Aber all das setzt noch eine andere Welt voraus, die sich beschreiben, herzeigen und darstellen ließe. Doch die Logik des Dokuments weicht allmählich den Regeln einer Reality Show, aus der rückwirkend wieder Realität wird. In einigen Bereichen, wie zum Beispiel der Boulevardpresse, wird die Wirklichkeit verzeichnet, verarbeitet und gewissermaßen in ausgebesserter Gestalt oder als ungefähre Replik, die den Bedürfnissen der Nutzer angepasst wurde, an ihren Platz zurückgelegt, wo sie ihnen bald zur neuen Ausgangswirklichkeit wird.

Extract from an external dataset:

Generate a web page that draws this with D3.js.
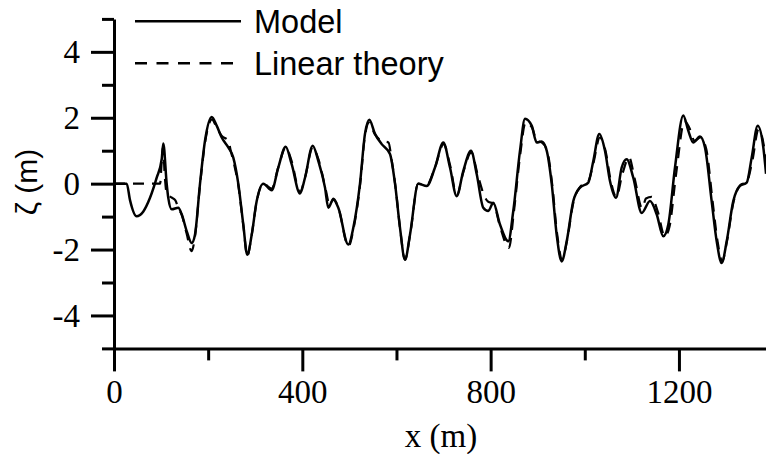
<!DOCTYPE html>
<html>
<head>
<meta charset="utf-8">
<script src="https://cdn.jsdelivr.net/npm/d3@7/dist/d3.min.js"></script>
<style>
  html, body { margin: 0; padding: 0; background: #fff; overflow: hidden; }
  svg { display: block; }
</style>
</head>
<body>
<svg id="chart" width="766" height="454"></svg>
<script>
// Free-surface elevation ζ along the channel, x in metres
const modelProfile = [
  [0,0],[27,0],[34,-0.5],[48,-0.99],[62,-0.85],[76.5,-0.43],[90.7,0.18],[101.3,0.74],[104.7,1.22],
  [111.9,0],[115.3,-0.43],[122.6,-0.78],[136.6,-0.73],[143.8,-0.93],[154.4,-1.44],[165,-1.8],[172,-1.55],
  [182.7,0],[193.3,1.3],[207.5,2.02],[218.1,1.76],[228.8,1.4],[242.8,1.1],[253.4,0.79],[264,0],
  [274.6,-1.24],[283.1,-2.16],[292.5,-1.55],[303.1,-0.53],[317.1,0],[335,-0.2],[349,0.49],[364.7,1.12],
  [377.4,0.59],[395.1,-0.3],[405.7,0.18],[422.1,1.15],[433.9,0.69],[448.2,-0.12],[455.2,-0.73],
  [465.8,-0.48],[476.4,-0.73],[497.7,-1.85],[508.3,-1.34],[522.5,0],[533.1,1.51],[542.3,1.94],
  [554.4,1.51],[568.6,1.2],[586.2,0.9],[596.9,0],[607.5,-1.34],[618.1,-2.31],[628.7,-1.55],[646.3,0],
  [664.2,-0.07],[681.8,0.49],[699.5,1.25],[713.7,0.49],[727.9,-0.38],[742,0.39],[758.3,1.0],[770.4,0.29],
  [784.4,-0.73],[795,-0.83],[805.6,-0.58],[819.9,-1.24],[837.5,-1.75],[848.1,-0.83],[862.4,1.0],
  [873,1.97],[887.2,1.76],[897.8,1.25],[908.5,1.28],[919.1,1.0],[929.7,0],[940.3,-1.55],[950.9,-2.36],
  [961.6,-1.75],[975.6,-0.53],[989.8,-0.12],[1007.4,0.03],[1018.1,0.69],[1030.8,1.51],[1042.9,1.0],
  [1053.5,0.08],[1066.3,-0.43],[1078.4,0.49],[1089,0.74],[1103,0.18],[1120.9,-0.89],[1138.5,-0.53],
  [1152.7,-0.93],[1166.7,-1.6],[1177.4,-1.24],[1191.6,0.49],[1209.2,2.07],[1219.8,1.61],[1230.5,1.25],
  [1244.7,1.43],[1255.3,1.1],[1269.5,-0.53],[1280.2,-1.75],[1290.8,-2.41],[1301.4,-1.75],[1315.4,-0.53],
  [1329.7,-0.07],[1343.9,0.03],[1354.5,0.79],[1367.3,1.76],[1379.2,1.1],[1385,0.3]
];

const linearProfile = [
  [0,0],[98,0],[101,0.6],[104,1.1],[108,0.2],[112,-0.3],[122,-0.42],[130,-0.5],[137,-0.75],[144,-0.95],
  [154,-1.5],[165,-2.05],[172,-1.6],[183,0],[194,1.3],[208,1.95],[218,1.7],[229,1.45],[243,1.3],[248,1.0],
  [255,0.6],[264,-0.05],[275,-1.3],[283,-2.2],[292,-1.6],[303,-0.55],[317,0],[335,-0.15],[349,0.5],
  [365,1.1],[377,0.7],[395,-0.25],[406,0.2],[422,1.1],[434,0.75],[450,-0.2],[458,-0.65],[466,-0.45],
  [476,-0.7],[498,-1.9],[509,-1.35],[523,0],[533,1.45],[542,1.85],[554,1.5],[569,1.3],[583,1.25],
  [590,0.7],[598,-0.1],[608,-1.4],[618,-2.3],[629,-1.55],[646,0],[664,-0.05],[682,0.5],[700,1.2],
  [714,0.55],[728,-0.35],[742,0.35],[759,0.95],[772,0.3],[786,-0.35],[795,-0.55],[806,-0.6],[820,-1.3],
  [839,-1.95],[849,-0.9],[863,0.9],[874,1.85],[888,1.7],[898,1.3],[909,1.25],[920,1.0],[931,-0.05],
  [941,-1.5],[952,-2.3],[962,-1.75],[976,-0.55],[990,-0.1],[1007,0.05],[1018,0.6],[1032,1.4],[1044,1.0],
  [1055,0.1],[1067,-0.4],[1080,0.3],[1094,0.8],[1106,0.15],[1122,-0.75],[1130,-0.45],[1142,-0.4],
  [1155,-0.85],[1170,-1.6],[1180,-1.3],[1194,0.3],[1212,1.9],[1222,1.7],[1233,1.3],[1246,1.4],
  [1258,1.05],[1272,-0.6],[1282,-1.75],[1292,-2.35],[1302,-1.75],[1316,-0.55],[1330,-0.05],[1344,0.05],
  [1356,0.7],[1369,1.65],[1381,1.1],[1388,0.3]
];

const xMajorTicks = [0, 400, 800, 1200];
const xMinorTicks = [200, 600, 1000, 1400];
const yMajorTicks = [-4, -2, 0, 2, 4];
const yMinorTicks = [-5, -3, -1, 1, 3, 5];
const legendLabels = ["Model", "Linear theory"];
const xTitle = "x (m)";
const yTitle = "ζ (m)";

const svg = d3.select("#chart");
const plotLeft = 114, plotRight = 773.1, plotTop = 18.9, plotBottom = 348.4;

const x = d3.scaleLinear().domain([0, 1400]).range([plotLeft, plotRight]);
const y = d3.scaleLinear().domain([-5, 5]).range([plotBottom, plotTop]);

const serif = "'Liberation Serif', 'Times New Roman', serif";
const sans = "'Liberation Sans', Arial, sans-serif";

// Profiles
const line = d3.line()
  .x(d => x(d[0]))
  .y(d => y(d[1]))
  .curve(d3.curveMonotoneX);

svg.append("path")
  .datum(linearProfile)
  .attr("d", line)
  .attr("fill", "none")
  .attr("stroke", "#000")
  .attr("stroke-width", 2.2)
  .attr("stroke-dasharray", "11,8");

svg.append("path")
  .datum(modelProfile)
  .attr("d", line)
  .attr("fill", "none")
  .attr("stroke", "#000")
  .attr("stroke-width", 2.5)
  .attr("stroke-linejoin", "round");

// Axes: major ticks carry labels, minor ticks are shorter
function styleAxis(g) {
  g.attr("font-family", serif);
  g.selectAll("path.domain").attr("stroke", "#000").attr("stroke-width", 3);
  g.selectAll(".tick line").attr("stroke", "#000").attr("stroke-width", 3);
}

const xMinor = svg.append("g")
  .attr("transform", `translate(0,${plotBottom})`)
  .call(d3.axisBottom(x).tickValues(xMinorTicks).tickSize(12).tickSizeOuter(0).tickFormat(""));
xMinor.select("path.domain").remove();
styleAxis(xMinor);

const xAxis = svg.append("g")
  .attr("transform", `translate(0,${plotBottom})`)
  .call(d3.axisBottom(x).tickValues(xMajorTicks).tickSize(23).tickSizeOuter(0).tickPadding(8)
    .tickFormat(d => String(d)));
styleAxis(xAxis);
xAxis.selectAll(".tick text")
  .attr("font-family", serif)
  .attr("font-size", 33)
  .attr("fill", "#000");

const yMinor = svg.append("g")
  .attr("transform", `translate(${plotLeft},0)`)
  .call(d3.axisLeft(y).tickValues(yMinorTicks).tickSize(12).tickSizeOuter(0).tickFormat(""));
yMinor.select("path.domain").remove();
styleAxis(yMinor);

const yAxis = svg.append("g")
  .attr("transform", `translate(${plotLeft},0)`)
  .call(d3.axisLeft(y).tickValues(yMajorTicks).tickSize(23).tickSizeOuter(0).tickPadding(11)
    .tickFormat(d => d < 0 ? "-" + Math.abs(d) : String(d)));
styleAxis(yAxis);
yAxis.selectAll(".tick text")
  .attr("font-family", serif)
  .attr("font-size", 33)
  .attr("fill", "#000");

// Axis titles
svg.append("text")
  .attr("x", 441)
  .attr("y", 447)
  .attr("text-anchor", "middle")
  .attr("font-family", serif)
  .attr("font-size", 33)
  .text(xTitle);

svg.append("text")
  .attr("transform", "translate(37,182) rotate(-90)")
  .attr("text-anchor", "middle")
  .attr("font-family", sans)
  .attr("font-size", 30)
  .text(yTitle);

// Legend
const legend = svg.append("g");
const legendRows = [
  { label: legendLabels[0], dash: null, ly: 21.3, ty: 32.5 },
  { label: legendLabels[1], dash: "12,9.5", ly: 63.3, ty: 74.5 }
];
legendRows.forEach(r => {
  legend.append("line")
    .attr("x1", 135).attr("x2", 241)
    .attr("y1", r.ly).attr("y2", r.ly)
    .attr("stroke", "#000")
    .attr("stroke-width", 2.5)
    .attr("stroke-dasharray", r.dash);
  legend.append("text")
    .attr("x", 254)
    .attr("y", r.ty)
    .attr("font-family", sans)
    .attr("font-size", 32.5)
    .text(r.label);
});
</script>
</body>
</html>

So sitzt also ein Mann auf einer Bank und wartet auf die Frau, die sich längst nähert. Das Einzige, was eigentlich noch immer unbekannt ist und was zumindest ein wenig der Beschreibung trotzt, und gerade darum hat es Sinn, davon zu schreiben, ist das Feld, das sich zwischen ihnen bildet, das sich zwischen uns bildet, wenn ich dir in die Augen sehe und du mich anlächelst und winkst. Opportunistische Schreiberlinge verkünden, dass Google und Facebook uns besser kennen, als wir uns selbst, und vielleicht werden sie schlussendlich einmal Recht haben, wenn es so weitergeht, aber noch immer ist es doch so, dass wir uns viel besser nicht kennen, und dieses Unbekannte hält uns am Leben.

Und so bekomme ich das Gefühl, dass du das Einzige bist, worüber ich mit dir reden kann. Nicht einmal das Selbstverständliche ist wahr, denn jedermann kann über dich reden, und es redet auch jedermann über dich, zum Verrücktwerden ist das, wie viele Leute über dich reden, aber keiner redet so über dich wie ich. Und was soll ich sagen, alles andere wäre sowieso nur das Dreschen leeren Strohs, die Beschreibung des Beschriebenen, das Erzählen des Erzählten, die Große Kompilation. Oder aber ich könnte mir was aus den Fingern saugen, irgendeine weitere Geschichte, eine Fiktion, die anstatt der Spannung zwischen unseren Augen der Spannung einer Verwicklung den Vorzug gäbe, in welcher diese Augen etwas Schreckliches anschauen müssten, etwas durch und durch Schreckliches. Aber auch das ist nur alter Krempel aus dem Lehrbuch der Drehbuchschreiber, eine Arbeit mit Erwartung, Überraschung, Spannung und verzögerter Auflösung, kognitive Psychologie, angewendet auf die Bedürfnisse der Kulturindustrie.